How to Survive the Next PARER
You can't always predict a "trap" word, but you can play defensively. Most people play to win in three. If you want to keep a streak alive, you should play to win in five.
- Burn a turn. If you are stuck in a pattern trap (like _IGHT), do not keep guessing words that fit the pattern. Use your fourth guess to play a word that uses as many of the missing leading consonants as possible. For "LIGHT, NIGHT, FIGHT, MIGHT," guess something like "FLING." It uses F, L, and N. You’ll know the answer immediately.
- Vowels are bait. We all love "ADIEU" and "AUDIO." They’re great starters. But they don't tell you anything about consonants, which are the actual bones of the word. Don't be afraid to start with "STARE" or "ROATE."
- The Double-Letter Dread. Assume there is a double letter if nothing else makes sense. Words like MUMMY or SASSY are streak-killers because our brains naturally want to use five unique letters.
The hardest wordle word ever isn't just a linguistic fluke. It’s a reminder that language is messy. It’s a mix of Old English, French borrowings, and weird spelling conventions that haven't changed since the 1600s.
Next time you see a "wordle bot" tell you that your guess was "suboptimal," just remember that even the algorithm didn't see PARER coming.

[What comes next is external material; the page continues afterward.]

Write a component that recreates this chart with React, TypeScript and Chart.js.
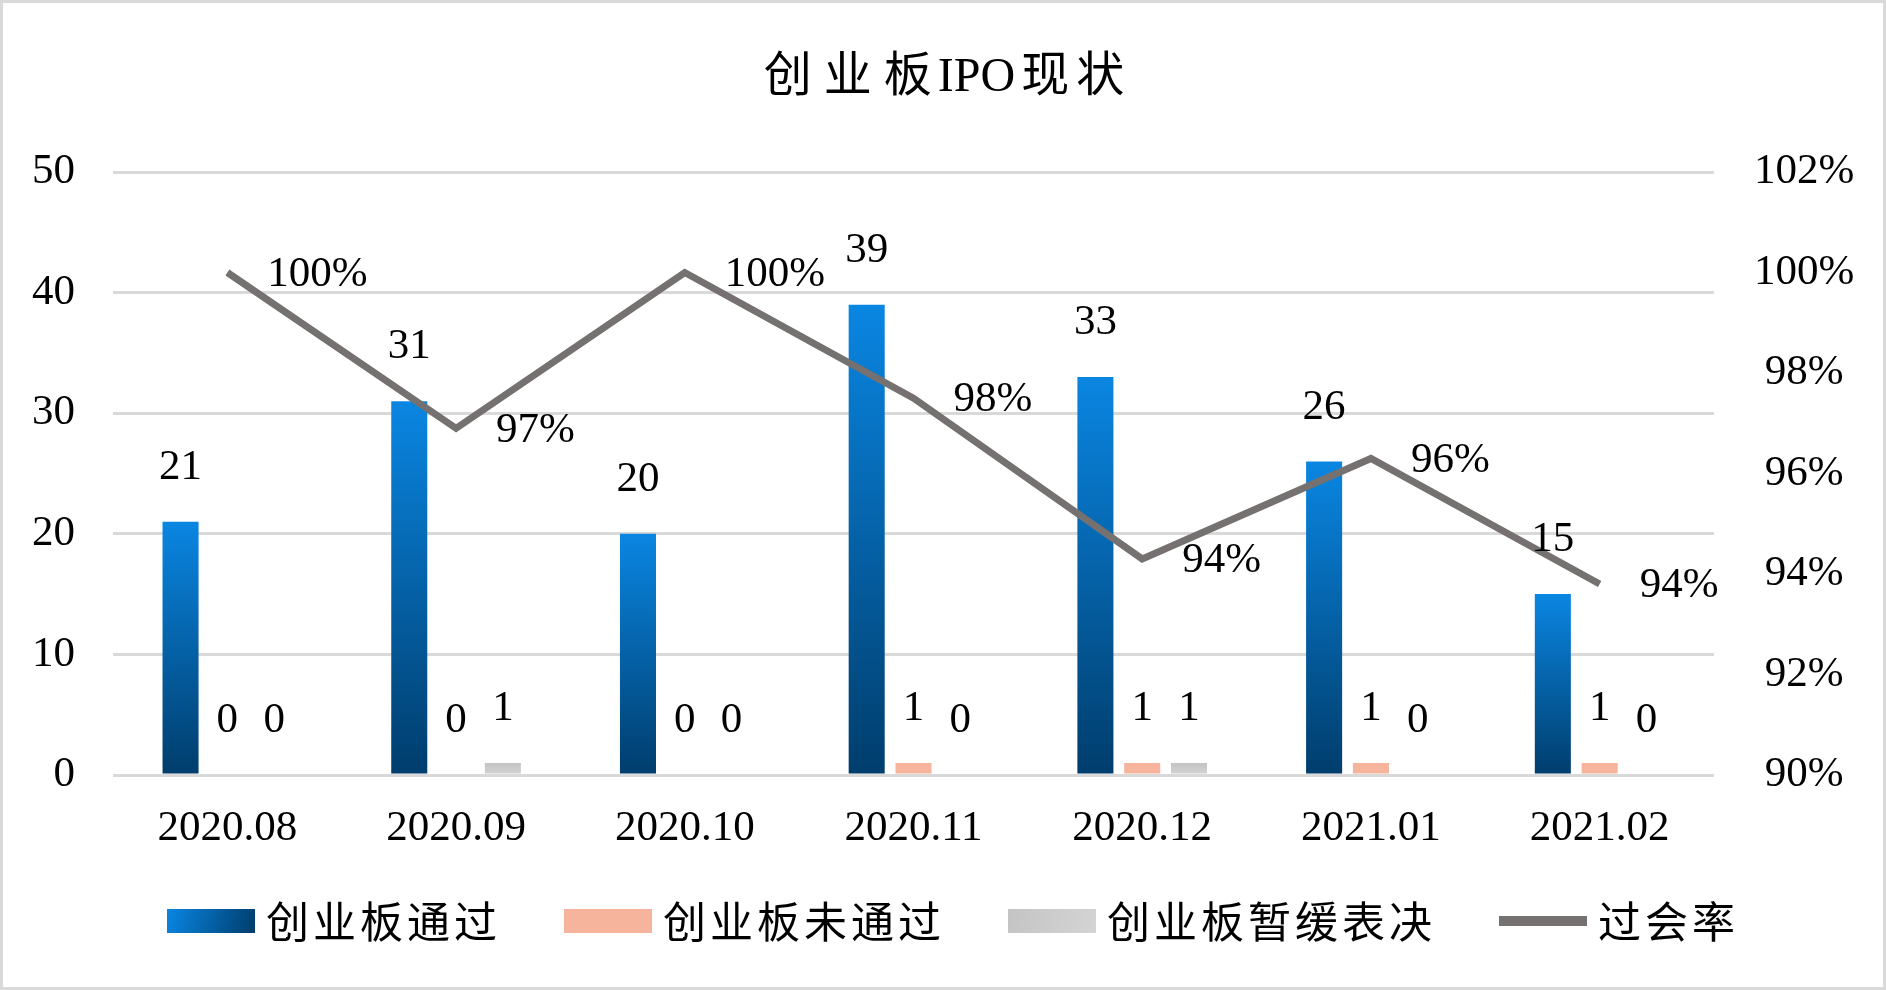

Next Steps for Wordle Mastery
If you're serious about never losing another streak, start tracking your "trap" words. When you see a word ending in "ING," "ER," or "IGHT," switch to a "burner" word immediately if you haven't narrowed it down by guess four. You should also familiarize yourself with the most frequent five-letter combinations in the English language (like "CH," "ST," and "TH") to ensure your second guess is always maximizing its "information gain" rather than just taking a wild stab in the dark.
Check your statistics page often; if your "4" and "5" guess counts are higher than your "3," you’re likely playing a high-risk strategy that will eventually lead to a "X/6" on the next Parer-level puzzle.